— BEGIN Data lines —
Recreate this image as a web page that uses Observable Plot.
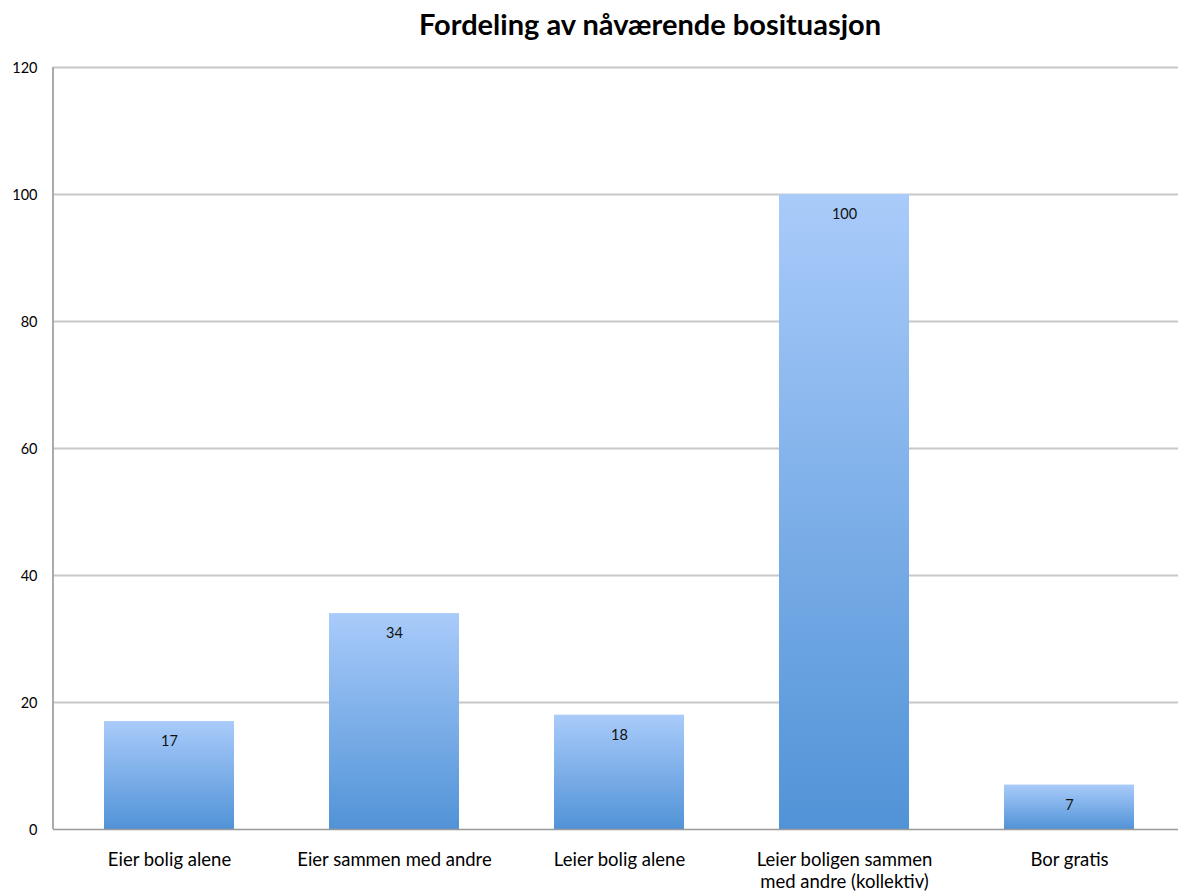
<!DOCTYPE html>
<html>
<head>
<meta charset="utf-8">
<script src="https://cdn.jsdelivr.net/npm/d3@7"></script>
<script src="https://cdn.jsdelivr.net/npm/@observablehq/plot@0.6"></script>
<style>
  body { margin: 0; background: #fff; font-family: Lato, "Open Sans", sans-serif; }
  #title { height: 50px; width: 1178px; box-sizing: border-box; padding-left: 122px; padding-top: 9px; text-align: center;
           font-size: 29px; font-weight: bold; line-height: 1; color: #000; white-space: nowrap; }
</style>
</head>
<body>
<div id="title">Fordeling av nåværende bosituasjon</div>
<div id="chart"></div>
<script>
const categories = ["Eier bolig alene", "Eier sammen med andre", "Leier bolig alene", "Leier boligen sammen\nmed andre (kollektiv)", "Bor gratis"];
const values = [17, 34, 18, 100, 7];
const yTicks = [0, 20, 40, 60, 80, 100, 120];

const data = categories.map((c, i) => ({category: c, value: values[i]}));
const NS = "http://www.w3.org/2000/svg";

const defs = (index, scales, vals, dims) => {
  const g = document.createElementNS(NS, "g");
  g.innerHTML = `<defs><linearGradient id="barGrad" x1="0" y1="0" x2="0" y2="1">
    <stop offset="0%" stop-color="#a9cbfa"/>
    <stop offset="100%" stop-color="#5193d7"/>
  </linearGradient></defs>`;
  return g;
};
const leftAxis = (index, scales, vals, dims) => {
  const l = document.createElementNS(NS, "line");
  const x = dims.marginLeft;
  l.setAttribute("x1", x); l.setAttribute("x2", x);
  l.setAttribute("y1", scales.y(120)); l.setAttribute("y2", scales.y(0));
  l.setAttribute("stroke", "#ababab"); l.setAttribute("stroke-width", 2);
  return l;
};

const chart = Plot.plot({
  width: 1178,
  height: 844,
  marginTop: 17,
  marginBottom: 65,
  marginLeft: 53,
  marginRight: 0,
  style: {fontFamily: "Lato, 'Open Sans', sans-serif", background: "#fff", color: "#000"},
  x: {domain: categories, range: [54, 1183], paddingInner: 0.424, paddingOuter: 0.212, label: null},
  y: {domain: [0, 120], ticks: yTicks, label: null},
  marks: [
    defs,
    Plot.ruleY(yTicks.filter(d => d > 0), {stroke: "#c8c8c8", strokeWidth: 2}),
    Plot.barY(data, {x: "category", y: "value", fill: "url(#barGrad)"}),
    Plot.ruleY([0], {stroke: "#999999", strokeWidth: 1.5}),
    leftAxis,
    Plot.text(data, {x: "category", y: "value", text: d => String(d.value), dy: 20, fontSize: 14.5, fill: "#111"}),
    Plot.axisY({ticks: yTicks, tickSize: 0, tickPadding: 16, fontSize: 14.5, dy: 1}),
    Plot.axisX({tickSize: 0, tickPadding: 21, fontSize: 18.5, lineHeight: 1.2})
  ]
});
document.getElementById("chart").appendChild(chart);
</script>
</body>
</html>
— END Data lines —
◆ **What you will do**:
Your copy of the data should match it exactly, except that pictures are left out.

◆ **Answer to this task**:
Recreate this image as a web page that uses Observable Plot.
<!DOCTYPE html>
<html>
<head>
<meta charset="utf-8">
<script src="https://cdn.jsdelivr.net/npm/d3@7"></script>
<script src="https://cdn.jsdelivr.net/npm/@observablehq/plot@0.6"></script>
<style>
  body { margin: 0; background: #fff; font-family: Lato, "Open Sans", sans-serif; }
  #title { height: 50px; width: 1178px; box-sizing: border-box; padding-left: 122px; padding-top: 9px; text-align: center;
           font-size: 29px; font-weight: bold; line-height: 1; color: #000; white-space: nowrap; }
</style>
</head>
<body>
<div id="title">Fordeling av nåværende bosituasjon</div>
<div id="chart"></div>
<script>
const categories = ["Eier bolig alene", "Eier sammen med andre", "Leier bolig alene", "Leier boligen sammen\nmed andre (kollektiv)", "Bor gratis"];
const values = [17, 34, 18, 100, 7];
const yTicks = [0, 20, 40, 60, 80, 100, 120];

const data = categories.map((c, i) => ({category: c, value: values[i]}));
const NS = "http://www.w3.org/2000/svg";

const defs = (index, scales, vals, dims) => {
  const g = document.createElementNS(NS, "g");
  g.innerHTML = `<defs><linearGradient id="barGrad" x1="0" y1="0" x2="0" y2="1">
    <stop offset="0%" stop-color="#a9cbfa"/>
    <stop offset="100%" stop-color="#5193d7"/>
  </linearGradient></defs>`;
  return g;
};
const leftAxis = (index, scales, vals, dims) => {
  const l = document.createElementNS(NS, "line");
  const x = dims.marginLeft;
  l.setAttribute("x1", x); l.setAttribute("x2", x);
  l.setAttribute("y1", scales.y(120)); l.setAttribute("y2", scales.y(0));
  l.setAttribute("stroke", "#ababab"); l.setAttribute("stroke-width", 2);
  return l;
};

const chart = Plot.plot({
  width: 1178,
  height: 844,
  marginTop: 17,
  marginBottom: 65,
  marginLeft: 53,
  marginRight: 0,
  style: {fontFamily: "Lato, 'Open Sans', sans-serif", background: "#fff", color: "#000"},
  x: {domain: categories, range: [54, 1183], paddingInner: 0.424, paddingOuter: 0.212, label: null},
  y: {domain: [0, 120], ticks: yTicks, label: null},
  marks: [
    defs,
    Plot.ruleY(yTicks.filter(d => d > 0), {stroke: "#c8c8c8", strokeWidth: 2}),
    Plot.barY(data, {x: "category", y: "value", fill: "url(#barGrad)"}),
    Plot.ruleY([0], {stroke: "#999999", strokeWidth: 1.5}),
    leftAxis,
    Plot.text(data, {x: "category", y: "value", text: d => String(d.value), dy: 20, fontSize: 14.5, fill: "#111"}),
    Plot.axisY({ticks: yTicks, tickSize: 0, tickPadding: 16, fontSize: 14.5, dy: 1}),
    Plot.axisX({tickSize: 0, tickPadding: 21, fontSize: 18.5, lineHeight: 1.2})
  ]
});
document.getElementById("chart").appendChild(chart);
</script>
</body>
</html>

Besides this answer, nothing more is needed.